### SOURCE MATERIAL
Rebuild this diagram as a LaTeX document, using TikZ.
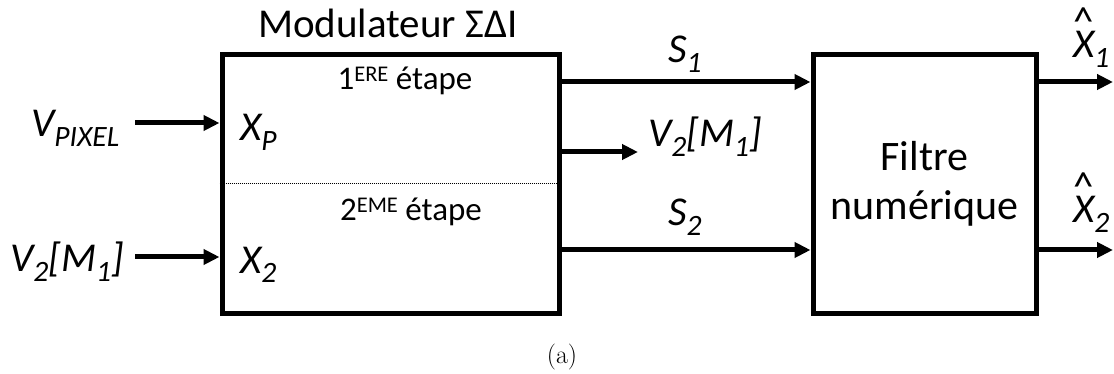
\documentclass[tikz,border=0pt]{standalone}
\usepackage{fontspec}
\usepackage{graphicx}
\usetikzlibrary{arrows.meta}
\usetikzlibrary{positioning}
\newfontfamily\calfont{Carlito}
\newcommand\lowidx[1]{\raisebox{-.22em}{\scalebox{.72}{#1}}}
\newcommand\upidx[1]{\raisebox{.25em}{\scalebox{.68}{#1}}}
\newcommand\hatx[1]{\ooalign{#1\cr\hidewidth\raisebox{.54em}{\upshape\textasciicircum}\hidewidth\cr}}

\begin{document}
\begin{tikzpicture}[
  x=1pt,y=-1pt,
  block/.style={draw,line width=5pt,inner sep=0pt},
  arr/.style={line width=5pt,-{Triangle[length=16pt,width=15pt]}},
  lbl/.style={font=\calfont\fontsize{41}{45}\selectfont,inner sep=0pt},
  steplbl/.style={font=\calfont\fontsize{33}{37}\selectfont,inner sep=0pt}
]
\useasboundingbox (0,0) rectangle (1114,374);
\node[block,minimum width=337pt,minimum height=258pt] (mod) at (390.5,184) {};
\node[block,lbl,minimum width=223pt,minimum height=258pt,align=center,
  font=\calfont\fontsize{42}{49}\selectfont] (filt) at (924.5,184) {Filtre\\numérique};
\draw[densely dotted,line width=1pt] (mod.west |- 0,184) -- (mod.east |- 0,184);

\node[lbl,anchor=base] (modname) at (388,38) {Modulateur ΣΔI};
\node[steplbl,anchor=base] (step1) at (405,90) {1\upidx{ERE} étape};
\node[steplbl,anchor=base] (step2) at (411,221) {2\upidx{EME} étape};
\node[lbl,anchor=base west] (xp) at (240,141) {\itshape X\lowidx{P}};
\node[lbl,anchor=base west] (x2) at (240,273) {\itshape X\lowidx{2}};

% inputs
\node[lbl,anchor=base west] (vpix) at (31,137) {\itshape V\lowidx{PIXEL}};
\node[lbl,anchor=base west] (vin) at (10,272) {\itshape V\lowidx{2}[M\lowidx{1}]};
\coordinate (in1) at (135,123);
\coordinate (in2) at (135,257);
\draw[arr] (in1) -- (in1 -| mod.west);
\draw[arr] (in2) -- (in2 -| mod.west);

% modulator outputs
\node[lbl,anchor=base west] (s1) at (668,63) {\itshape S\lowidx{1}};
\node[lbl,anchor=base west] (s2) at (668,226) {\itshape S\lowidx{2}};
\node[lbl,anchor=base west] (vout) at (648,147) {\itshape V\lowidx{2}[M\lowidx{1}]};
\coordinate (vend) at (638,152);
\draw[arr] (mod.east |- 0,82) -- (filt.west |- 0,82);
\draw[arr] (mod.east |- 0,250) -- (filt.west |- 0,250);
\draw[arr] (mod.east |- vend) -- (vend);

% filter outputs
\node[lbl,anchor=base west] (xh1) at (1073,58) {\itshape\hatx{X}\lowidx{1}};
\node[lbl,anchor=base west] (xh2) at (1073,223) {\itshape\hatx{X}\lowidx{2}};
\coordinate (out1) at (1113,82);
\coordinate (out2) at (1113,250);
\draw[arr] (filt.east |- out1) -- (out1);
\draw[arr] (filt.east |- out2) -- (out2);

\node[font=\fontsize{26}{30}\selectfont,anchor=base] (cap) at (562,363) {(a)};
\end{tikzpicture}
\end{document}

### EXERCISE OBJECTIVE
Transcribe the listing in full and omit the pictures.

### CORRECT RESULT
Rebuild this diagram as a LaTeX document, using TikZ.
\documentclass[tikz,border=0pt]{standalone}
\usepackage{fontspec}
\usepackage{graphicx}
\usetikzlibrary{arrows.meta}
\usetikzlibrary{positioning}
\newfontfamily\calfont{Carlito}
\newcommand\lowidx[1]{\raisebox{-.22em}{\scalebox{.72}{#1}}}
\newcommand\upidx[1]{\raisebox{.25em}{\scalebox{.68}{#1}}}
\newcommand\hatx[1]{\ooalign{#1\cr\hidewidth\raisebox{.54em}{\upshape\textasciicircum}\hidewidth\cr}}

\begin{document}
\begin{tikzpicture}[
  x=1pt,y=-1pt,
  block/.style={draw,line width=5pt,inner sep=0pt},
  arr/.style={line width=5pt,-{Triangle[length=16pt,width=15pt]}},
  lbl/.style={font=\calfont\fontsize{41}{45}\selectfont,inner sep=0pt},
  steplbl/.style={font=\calfont\fontsize{33}{37}\selectfont,inner sep=0pt}
]
\useasboundingbox (0,0) rectangle (1114,374);
\node[block,minimum width=337pt,minimum height=258pt] (mod) at (390.5,184) {};
\node[block,lbl,minimum width=223pt,minimum height=258pt,align=center,
  font=\calfont\fontsize{42}{49}\selectfont] (filt) at (924.5,184) {Filtre\\numérique};
\draw[densely dotted,line width=1pt] (mod.west |- 0,184) -- (mod.east |- 0,184);

\node[lbl,anchor=base] (modname) at (388,38) {Modulateur ΣΔI};
\node[steplbl,anchor=base] (step1) at (405,90) {1\upidx{ERE} étape};
\node[steplbl,anchor=base] (step2) at (411,221) {2\upidx{EME} étape};
\node[lbl,anchor=base west] (xp) at (240,141) {\itshape X\lowidx{P}};
\node[lbl,anchor=base west] (x2) at (240,273) {\itshape X\lowidx{2}};

% inputs
\node[lbl,anchor=base west] (vpix) at (31,137) {\itshape V\lowidx{PIXEL}};
\node[lbl,anchor=base west] (vin) at (10,272) {\itshape V\lowidx{2}[M\lowidx{1}]};
\coordinate (in1) at (135,123);
\coordinate (in2) at (135,257);
\draw[arr] (in1) -- (in1 -| mod.west);
\draw[arr] (in2) -- (in2 -| mod.west);

% modulator outputs
\node[lbl,anchor=base west] (s1) at (668,63) {\itshape S\lowidx{1}};
\node[lbl,anchor=base west] (s2) at (668,226) {\itshape S\lowidx{2}};
\node[lbl,anchor=base west] (vout) at (648,147) {\itshape V\lowidx{2}[M\lowidx{1}]};
\coordinate (vend) at (638,152);
\draw[arr] (mod.east |- 0,82) -- (filt.west |- 0,82);
\draw[arr] (mod.east |- 0,250) -- (filt.west |- 0,250);
\draw[arr] (mod.east |- vend) -- (vend);

% filter outputs
\node[lbl,anchor=base west] (xh1) at (1073,58) {\itshape\hatx{X}\lowidx{1}};
\node[lbl,anchor=base west] (xh2) at (1073,223) {\itshape\hatx{X}\lowidx{2}};
\coordinate (out1) at (1113,82);
\coordinate (out2) at (1113,250);
\draw[arr] (filt.east |- out1) -- (out1);
\draw[arr] (filt.east |- out2) -- (out2);

\node[font=\fontsize{26}{30}\selectfont,anchor=base] (cap) at (562,363) {(a)};
\end{tikzpicture}
\end{document}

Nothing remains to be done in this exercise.